Giliary Lapitzky, a veteran Jewish activist, said that though "it would be impossible for Soviet veterans to shake hands with OUN-UPA veterans," they could still be given veteran status. They did not fight on the side of the Nazis, and they did not participate in Nazi-led killing of civilians to the same extent as the Ukrainian SS men.

At least one local government has joined the fray.

Recently the Lvov regional council asked Yuschenko to recognize UPA as a legitimate World War II army. "UPA is the only army in the world that fought during World War II against the two occupation forces simultaneously, against the [German] fascists and the Bolsheviks," the statement by the council reads.
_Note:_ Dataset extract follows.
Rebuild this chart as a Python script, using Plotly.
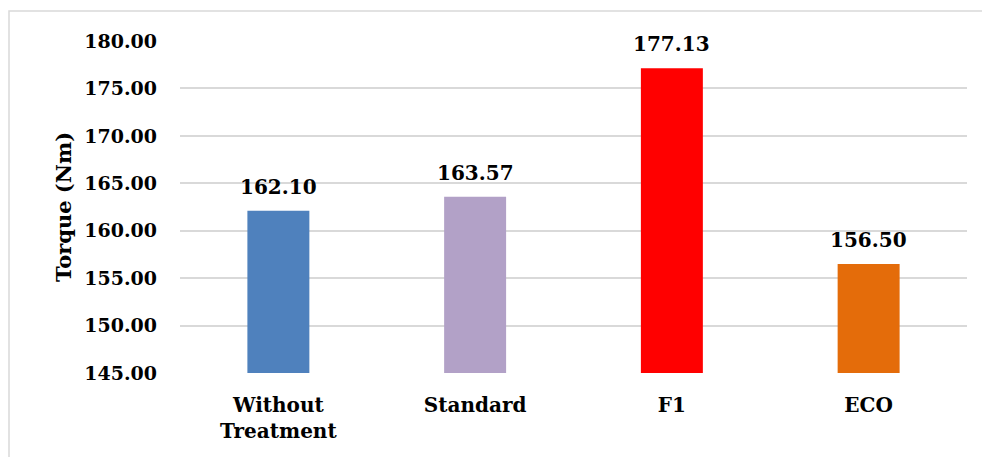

In parts of western Ukraine, the anti-Bolshevik nationalist combat units continued their guerilla warfare, including the killing of Jewish Bolsheviks, until 1953.

The Lvov council also sent an appeal to the Supreme Court requesting that it speed up the revision of the bill that provides social service benefits to displaced rehabilitated Ukrainians. Under the council's proposal, OUN and UPA fighters, many of whom were tried in Stalin's USSR after the war and served sentences for their wartime activities, would qualify.

A leading lawmaker told JTA that the bill is being debated in Parliament. "Common language" on that matter should be found, Gennady Udovenko, head of the parliament Committee on Human Rights and National Minorities, said.

But many people disagree with Udovenko, saying that such a law would betray the memory of those who gave their lives to liberate Ukraine from the Nazis.

"Despite a few conflicts" with the Nazis, "Ukrainian nationalists sided with the Nazis during World War II, and were supporting Hitler again by 1944," a Jewish lawyer, Grigory Ginzburg, said.

A compromise may be in the works that would allow some pro-Ukrainian fighters - those who didn't wear the German army uniform and who never took part in any of the German-led punitive expeditions against civilians - to be rehabilitated. But, some say, time may provide a better solution.

"I disapprove the possibility of rehabilitation of UPA fighters in general but I'm ready to recognize some of them," said Yona Elkind, 81, a retired Soviet navy colonel.

He added, "Theoretically a peace is better than war, but the idea of making peace between UPA fighters and Soviet veterans is simply unreal, because we were enemies.

"Better leave it as it is. In two generations the problem will be resolved by itself."